Il renvoie notamment vers une étude (lien archivé) publiée en janvier 2023 dans la revue Nature, qui a analysé des reconstructions de températures au Groenland de 1.000 à 2011. Sur sa première figure reproduite ci-dessous, on peut observer clairement que les températures mesurées ont augmenté
"Le réchauffement de la dernière décennie prise en compte dans notre étude dépasse a variabilité de température de l'époque préindustrielle du dernier millénaire", écrivent ses auteurs, concluant que "l'influence anthropique" sur le réchauffement "est désormais détectable dans le centre et le nord du Groenland".
Les années récentes pas considérées
Sur le graphique présenté dans le vidéo circulant sur les réseaux sociaux, les années ne sont pas précisées sur l'axe des abscisses, et les données les plus récentes commentées par Jørgen Peder Steffensen sont celles de 1875. Il précise que cette date "correspond au moment où les observations météorologiques ont commencé".

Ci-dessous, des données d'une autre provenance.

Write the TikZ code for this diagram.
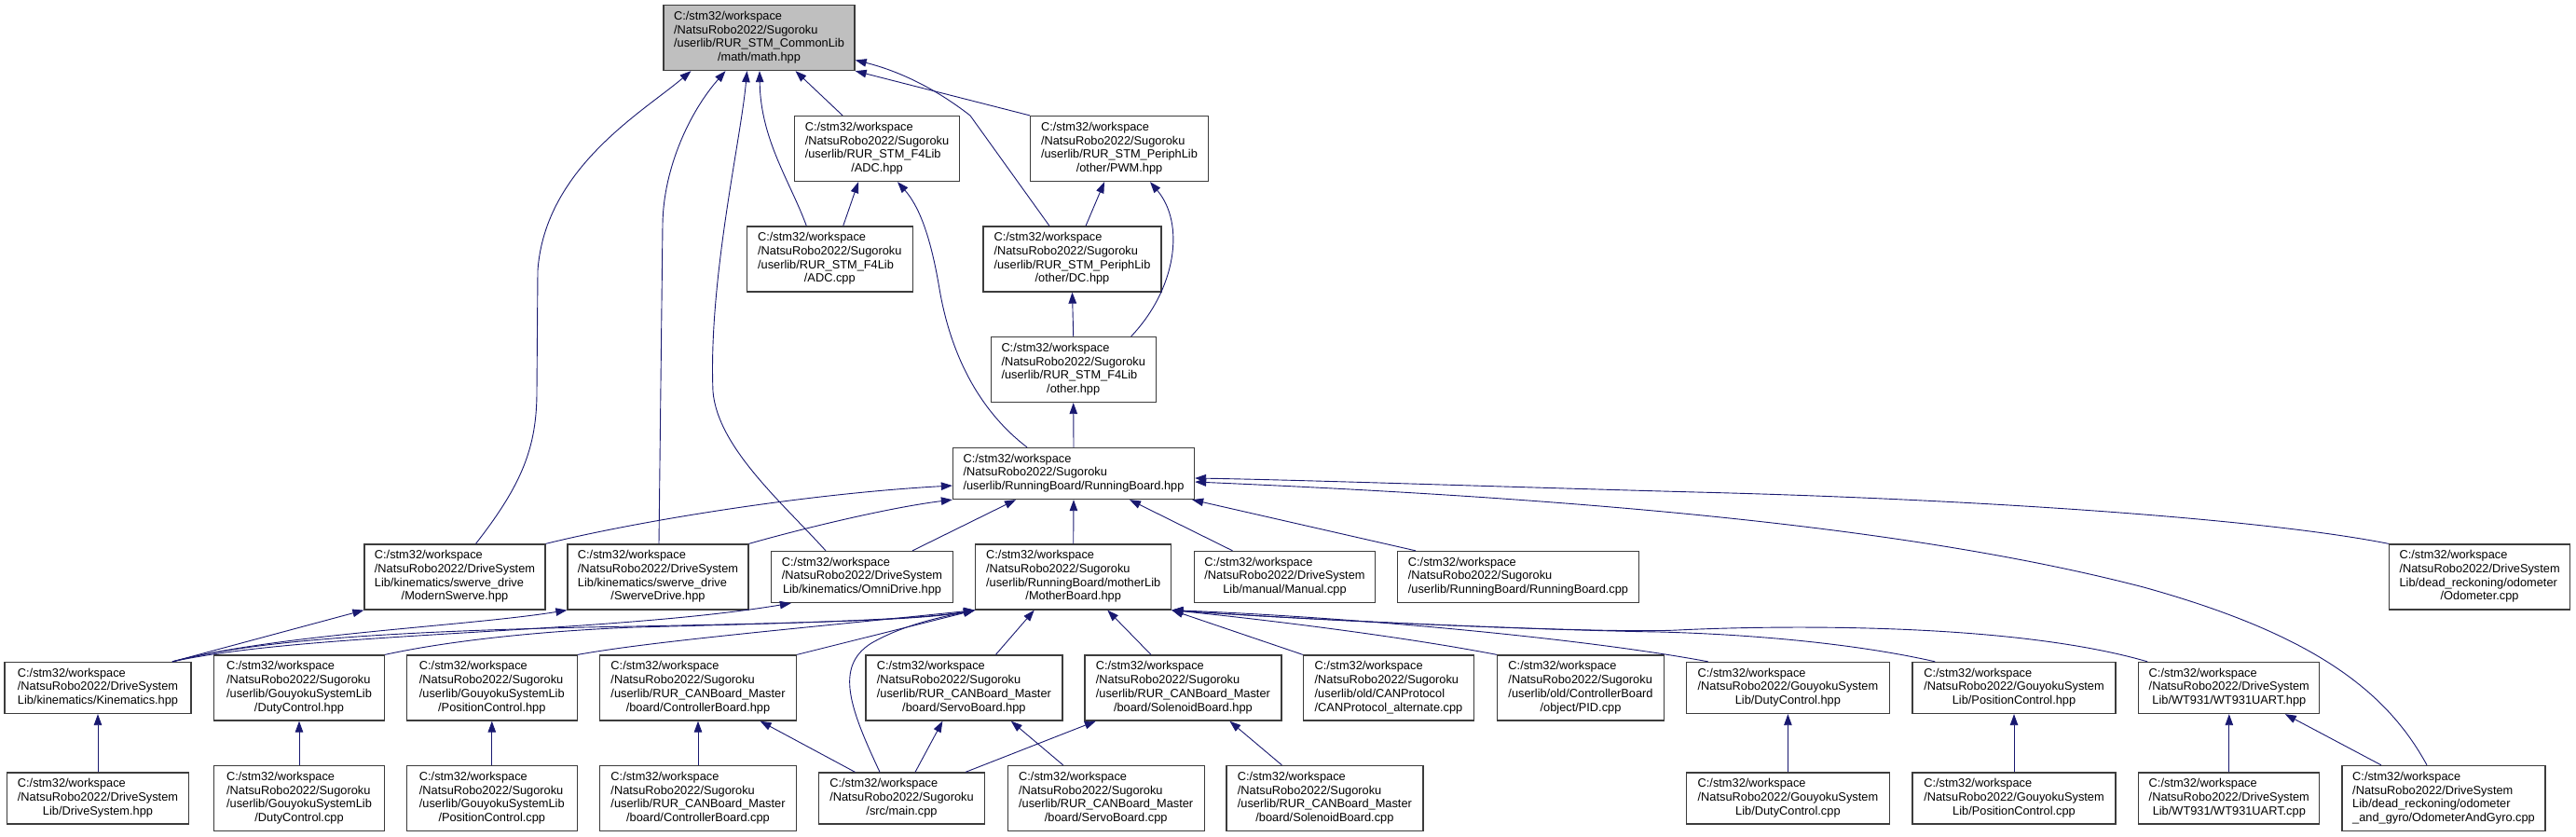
\documentclass[tikz,border=0pt]{standalone}
\usepackage{fontspec}
\setmainfont{Liberation Sans}
\usepackage{tikz}
\usetikzlibrary{arrows.meta}
\definecolor{EdgeBlue}{RGB}{25, 25, 112}
\definecolor{RootGray}{RGB}{191, 191, 191}
\definecolor{BoxLine}{RGB}{60, 60, 60}
\newcommand{\flines}[2]{\begin{tabular}{@{}l@{}}#1\\\multicolumn{1}{@{}c@{}}{#2}\end{tabular}}
\newcommand{\ws}{C:/stm32/workspace}

\begin{document}
\begin{tikzpicture}[x=1pt, y=-1pt,
    filebox/.style={draw=BoxLine, line width=1.3pt, fill=white, inner sep=0pt,
        font=\fontsize{12.8}{14.7}\selectfont},
    box4/.style={filebox, minimum height=70pt},
    box3/.style={filebox, minimum height=55pt},
    incl/.style={EdgeBlue, line width=0.9pt, -{Triangle[length=12pt, width=8.5pt]}}]
    \useasboundingbox (0,0) rectangle (2764,897);
    % top part: math.hpp and the STM libs
    \node[box4, fill=RootGray, minimum width=205pt] (math) at (814.5,40.5)
        {\flines{\ws\\/NatsuRobo2022/Sugoroku\\/userlib/RUR\_STM\_CommonLib}{/math/math.hpp}};
    \node[box4, minimum width=177pt] (adchpp) at (941,159.5)
        {\flines{\ws\\/NatsuRobo2022/Sugoroku\\/userlib/RUR\_STM\_F4Lib}{/ADC.hpp}};
    \node[box4, minimum width=191pt] (pwm) at (1201,159.5)
        {\flines{\ws\\/NatsuRobo2022/Sugoroku\\/userlib/RUR\_STM\_PeriphLib}{/other/PWM.hpp}};
    \node[box4, minimum width=178pt] (adccpp) at (890.3,278)
        {\flines{\ws\\/NatsuRobo2022/Sugoroku\\/userlib/RUR\_STM\_F4Lib}{/ADC.cpp}};
    \node[box4, minimum width=191pt] (dc) at (1150.5,278)
        {\flines{\ws\\/NatsuRobo2022/Sugoroku\\/userlib/RUR\_STM\_PeriphLib}{/other/DC.hpp}};
    \node[box4, minimum width=177pt] (other) at (1151.7,396.5)
        {\flines{\ws\\/NatsuRobo2022/Sugoroku\\/userlib/RUR\_STM\_F4Lib}{/other.hpp}};
    \node[box3, minimum width=259pt] (rb) at (1152,508)
        {\flines{\ws\\/NatsuRobo2022/Sugoroku}{/userlib/RunningBoard/RunningBoard.hpp}};
    % row under RunningBoard.hpp
    \node[box4, minimum width=194pt] (modern) at (488,619)
        {\flines{\ws\\/NatsuRobo2022/DriveSystem\\Lib/kinematics/swerve\_drive}{/ModernSwerve.hpp}};
    \node[box4, minimum width=194pt] (swerve) at (706,619)
        {\flines{\ws\\/NatsuRobo2022/DriveSystem\\Lib/kinematics/swerve\_drive}{/SwerveDrive.hpp}};
    \node[box3, minimum width=195pt] (omni) at (925,619)
        {\flines{\ws\\/NatsuRobo2022/DriveSystem}{Lib/kinematics/OmniDrive.hpp}};
    \node[box4, minimum width=210pt] (mother) at (1151.7,619)
        {\flines{\ws\\/NatsuRobo2022/Sugoroku\\/userlib/RunningBoard/motherLib}{/MotherBoard.hpp}};
    \node[box3, minimum width=194pt] (manual) at (1378.5,619)
        {\flines{\ws\\/NatsuRobo2022/DriveSystem}{Lib/manual/Manual.cpp}};
    \node[box3, minimum width=259pt] (rbcpp) at (1629,619)
        {\flines{\ws\\/NatsuRobo2022/Sugoroku}{/userlib/RunningBoard/RunningBoard.cpp}};
    \node[box4, minimum width=194pt] (odo) at (2660.6,619)
        {\flines{\ws\\/NatsuRobo2022/DriveSystem\\Lib/dead\_reckoning/odometer}{/Odometer.cpp}};
    % headers under MotherBoard.hpp
    \node[box3, minimum width=200pt] (kin) at (105,738)
        {\flines{\ws\\/NatsuRobo2022/DriveSystem}{Lib/kinematics/Kinematics.hpp}};
    \node[box4, minimum width=183pt] (dutyh) at (321,738)
        {\flines{\ws\\/NatsuRobo2022/Sugoroku\\/userlib/GouyokuSystemLib}{/DutyControl.hpp}};
    \node[box4, minimum width=183pt] (posh) at (527.8,738)
        {\flines{\ws\\/NatsuRobo2022/Sugoroku\\/userlib/GouyokuSystemLib}{/PositionControl.hpp}};
    \node[box4, minimum width=211pt] (ctrlh) at (749,738)
        {\flines{\ws\\/NatsuRobo2022/Sugoroku\\/userlib/RUR\_CANBoard\_Master}{/board/ControllerBoard.hpp}};
    \node[box4, minimum width=211pt] (servoh) at (1034.4,738)
        {\flines{\ws\\/NatsuRobo2022/Sugoroku\\/userlib/RUR\_CANBoard\_Master}{/board/ServoBoard.hpp}};
    \node[box4, minimum width=211pt] (solh) at (1269.4,738)
        {\flines{\ws\\/NatsuRobo2022/Sugoroku\\/userlib/RUR\_CANBoard\_Master}{/board/SolenoidBoard.hpp}};
    \node[box4, minimum width=183pt] (canp) at (1490,738)
        {\flines{\ws\\/NatsuRobo2022/Sugoroku\\/userlib/old/CANProtocol}{/CANProtocol\_alternate.cpp}};
    \node[box4, minimum width=179pt] (pid) at (1696,738)
        {\flines{\ws\\/NatsuRobo2022/Sugoroku\\/userlib/old/ControllerBoard}{/object/PID.cpp}};
    \node[box3, minimum width=218pt] (gdutyh) at (1918.4,738)
        {\flines{\ws\\/NatsuRobo2022/GouyokuSystem}{Lib/DutyControl.hpp}};
    \node[box3, minimum width=218pt] (gposh) at (2161,738)
        {\flines{\ws\\/NatsuRobo2022/GouyokuSystem}{Lib/PositionControl.hpp}};
    \node[box3, minimum width=194pt] (wth) at (2391.8,738)
        {\flines{\ws\\/NatsuRobo2022/DriveSystem}{Lib/WT931/WT931UART.hpp}};
    % bottom row
    \node[box3, minimum width=195pt] (drv) at (105,856.5)
        {\flines{\ws\\/NatsuRobo2022/DriveSystem}{Lib/DriveSystem.hpp}};
    \node[box4, minimum width=183pt] (dutyc) at (321,856.5)
        {\flines{\ws\\/NatsuRobo2022/Sugoroku\\/userlib/GouyokuSystemLib}{/DutyControl.cpp}};
    \node[box4, minimum width=183pt] (posc) at (527.8,856.5)
        {\flines{\ws\\/NatsuRobo2022/Sugoroku\\/userlib/GouyokuSystemLib}{/PositionControl.cpp}};
    \node[box4, minimum width=211pt] (ctrlc) at (749,856.5)
        {\flines{\ws\\/NatsuRobo2022/Sugoroku\\/userlib/RUR\_CANBoard\_Master}{/board/ControllerBoard.cpp}};
    \node[box3, minimum width=178pt] (main) at (967.5,856.5)
        {\flines{\ws\\/NatsuRobo2022/Sugoroku}{/src/main.cpp}};
    \node[box4, minimum width=211pt] (servoc) at (1186.7,856.5)
        {\flines{\ws\\/NatsuRobo2022/Sugoroku\\/userlib/RUR\_CANBoard\_Master}{/board/ServoBoard.cpp}};
    \node[box4, minimum width=211pt] (solc) at (1421.4,856.5)
        {\flines{\ws\\/NatsuRobo2022/Sugoroku\\/userlib/RUR\_CANBoard\_Master}{/board/SolenoidBoard.cpp}};
    \node[box3, minimum width=218pt] (gdutyc) at (1918.4,856.5)
        {\flines{\ws\\/NatsuRobo2022/GouyokuSystem}{Lib/DutyControl.cpp}};
    \node[box3, minimum width=218pt] (gposc) at (2161,856.5)
        {\flines{\ws\\/NatsuRobo2022/GouyokuSystem}{Lib/PositionControl.cpp}};
    \node[box3, minimum width=194pt] (wtc) at (2391.8,856.5)
        {\flines{\ws\\/NatsuRobo2022/DriveSystem}{Lib/WT931/WT931UART.cpp}};
    \node[box4, minimum width=218pt] (oag) at (2622,856.5)
        {\flines{\ws\\/NatsuRobo2022/DriveSystem\\Lib/dead\_reckoning/odometer}{\_and\_gyro/OdometerAndGyro.cpp}};

    % edges into math.hpp
    \draw[incl] ([xshift=-37pt]adchpp.north) -- ([xshift=39pt]math.south);
    \draw[incl] ([xshift=-25pt]adccpp.north) .. controls (848,195) and (816,150) .. ([xshift=0.5pt]math.south);
    \draw[incl] ([xshift=22.5pt]modern.north) .. controls (560,520) and (576,480) .. (576,420)
        -- (577,290) .. controls (585,180) and (690,120) .. ([xshift=-73pt]math.south);
    \draw[incl] ([xshift=1pt]swerve.north) -- (711,240) .. controls (712,180) and (740,120) .. ([xshift=-36pt]math.south);
    \draw[incl] ([xshift=-39pt]omni.north) .. controls (840,540) and (770,480) .. (765,420)
        .. controls (760,300) and (795,150) .. ([xshift=-13pt]math.south);
    \draw[incl] ([xshift=-24.5pt]dc.north) -- (1041,124) .. controls (1000,92) and (960,75) .. ([yshift=-24pt]math.east);
    \draw[incl] (pwm.north west) -- (math.south east);
    % STM libs
    \draw[incl] ([xshift=14.4pt]adccpp.north) -- ([xshift=-20pt]adchpp.south);
    \draw[incl] ([xshift=-50pt]rb.north) .. controls (1050,440) and (1020,380) .. (1008,310)
        .. controls (998,250) and (985,220) .. ([xshift=22pt]adchpp.south);
    \draw[incl] ([xshift=14.5pt]dc.north) -- ([xshift=-16pt]pwm.south);
    \draw[incl] ([xshift=62pt]other.north) .. controls (1262,310) and (1272,240) .. ([xshift=33pt]pwm.south);
    \draw[incl] (other.north) -- (dc.south);
    \draw[incl] (rb.north) -- (other.south);
    % edges into RunningBoard.hpp
    \draw[incl] (modern.north east) .. controls (680,560) and (860,530) .. ([yshift=-13pt]rb.west);
    \draw[incl] (swerve.north east) .. controls (850,570) and (950,545) .. (rb.south west);
    \draw[incl] ([xshift=54pt]omni.north) -- ([xshift=-62pt]rb.south);
    \draw[incl] (mother.north) -- (rb.south);
    \draw[incl] ([xshift=-56pt]manual.north) -- ([xshift=60pt]rb.south);
    \draw[incl] ([xshift=-110pt]rbcpp.north) -- ([xshift=-3pt]rb.south east);
    \draw[incl] (odo.north west) .. controls (2420,555) and (2100,535) .. (1820,528)
        .. controls (1600,522) and (1400,515) .. ([yshift=-5pt]rb.east);
    \draw[incl] ([xshift=-18pt]oag.north) .. controls (2560,740) and (2480,680) .. (2300,630)
        .. controls (2050,565) and (1700,535) .. ([yshift=-9pt]rb.east);
    % Kinematics.hpp
    \draw[incl] ([xshift=80pt]kin.north) -- (modern.south west);
    \draw[incl] ([xshift=80pt]kin.north) .. controls (300,680) and (500,672) .. (swerve.south west);
    \draw[incl] ([xshift=80pt]kin.north) .. controls (330,678) and (650,680) .. ([xshift=22pt]omni.south west);
    \draw[incl] ([xshift=80pt]kin.north) .. controls (280,685) and (450,676) .. (680,672)
        .. controls (880,668) and (990,665) .. (mother.south west);
    % edges into MotherBoard.hpp
    \draw[incl] (dutyh.north east) .. controls (470,690) and (560,678) .. (680,673)
        .. controls (880,668) and (990,664) .. (mother.south west);
    \draw[incl] (posh.north east) .. controls (700,688) and (850,675) .. (mother.south west);
    \draw[incl] (ctrlh.north east) -- (mother.south west);
    \draw[incl] ([xshift=-23.5pt]main.north) .. controls (912,760) and (895,715) .. (935,690)
        .. controls (970,670) and (1010,662) .. (mother.south west);
    \draw[incl] ([xshift=34pt]servoh.north) -- ([xshift=-42pt]mother.south);
    \draw[incl] ([xshift=-34.4pt]solh.north) -- ([xshift=36.6pt]mother.south);
    \draw[incl] (canp.north west) -- (mother.south east);
    \draw[incl] (pid.north west) .. controls (1500,682) and (1350,664) .. (mother.south east);
    \draw[incl] ([xshift=24pt]gdutyh.north west) .. controls (1700,685) and (1450,662) .. (mother.south east);
    \draw[incl] ([xshift=25pt]gposh.north west) .. controls (1980,688) and (1860,680) .. (1780,678)
        .. controls (1650,676) and (1400,665) .. (mother.south east);
    \draw[incl] ([xshift=10pt]wth.north west) .. controls (2150,665) and (1880,672) .. (1800,676)
        .. controls (1720,680) and (1400,665) .. (mother.south east);
    % bottom row edges
    \draw[incl] (drv.north) -- (kin.south);
    \draw[incl] (dutyc.north) -- (dutyh.south);
    \draw[incl] (posc.north) -- (posh.south);
    \draw[incl] (ctrlc.north) -- (ctrlh.south);
    \draw[incl] ([xshift=-50pt]main.north) -- ([xshift=66.6pt]ctrlh.south);
    \draw[incl] ([xshift=14.5pt]main.north) -- ([xshift=-23pt]servoh.south);
    \draw[incl] ([xshift=68.5pt]main.north) -- ([xshift=-93.6pt]solh.south);
    \draw[incl] ([xshift=-46pt]servoc.north) -- ([xshift=50.4pt]servoh.south);
    \draw[incl] ([xshift=-46pt]solc.north) -- ([xshift=50pt]solh.south);
    \draw[incl] (gdutyc.north) -- (gdutyh.south);
    \draw[incl] (gposc.north) -- (gposh.south);
    \draw[incl] (wtc.north) -- (wth.south);
    \draw[incl] ([xshift=-67pt]oag.north) -- ([xshift=60pt]wth.south);
\end{tikzpicture}
\end{document}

"Sa série climatique ne prend pas en compte les dernières années du réchauffement", relève Xavier Fettweis. Généralement, "les températures reconstituées à partir de carottes de glace s'arrêtent dans les années 1950", c'est-à-dire quelques années ou dizaines d'années avant le début des forages par les scientifiques, car "pour pouvoir mesurer les caractéristiques, il faut que la neige se tasse et donc on ne prend pas en compte les couches les plus récentes", explique le climatologue.
Or, le réchauffement climatique s'est accéléré ces dernières années, comme illustré sur ce graphique issu d'un rapport (lien archivé) du GIEC d'août 2021, qui montre que les températures ont fortement augmenté au cours des 150 dernières années.
"Bien que le 'changement climatique' soit neutre en lui-même, la vitesse à laquelle ce changement intervient ne l'est pas. Plus vite ce changement interviendra, plus cela nous nuira, parce que nous sommes tous des 'agriculteurs', nous dépendons tous de la Terre, et nous avons besoin d'un climat stable pour cultiver", Jørgen Peder Steffensen.
Dans "le pire des cas", "imaginons que nous réduisions tous nos émissions maintenant, et que les scientifiques dans 200 ans découvrent que cette réduction n'était pas nécessaire pour maintenir le climat stable. Pensez-vous que les gens diront 'quelle terrible erreur ?' Non, les humains seront au contraire très heureux parce qu'on leur aura laissé de précieuses ressources et un monde moins pollué. La réduction des émissions est maintenant une solution gagnante dans tous les cas", illustre le chercheur.
Consensus sur le réchauffement climatique d'origine humaine
Naomi Oreskes (lien archivé), professeure d'histoire des sciences à Harvard, a été la première à quantifier le consensus scientifique sur l'origine humaine du réchauffement climatique. En 2004, elle avait réalisé une étude sur les 928 articles scientifiques, évalués par des pairs, sur le changement climatique, publiés entre 1993 et 2003.
Ce processus de sélection est indispensable pour ne garder que les experts du climat, qui disposent donc d'une légitimité, et écarter l'opinion de personnes qui n'ont pas travaillé dans ce domaine.
"Fait remarquable, aucun des articles n'exprime un désaccord" avec la position consensuelle selon laquelle le réchauffement climatique des cinquante dernières années est principalement d'origine anthropique, écrivait-elle (lien archivé).
Depuis, de nombreuses autres études ont également corroboré ces conclusions, comme détaillé dans ce précédent article de vérification.
Pourtant, l'existence du changement climatique causé par les activités humaines est régulièrement remise en question sur les réseaux sociaux. Ces derniers mois, l'AFP avait aussi vérifié plusieurs publications trompeuses sur le climat, notamment concernant des modèles climatiques, la glace de mer arctique, une étude de la NASA sur la masse de glace de l'Antarctique, une déclaration niant l'urgence climatique, ou encore sur les températures en Arctique.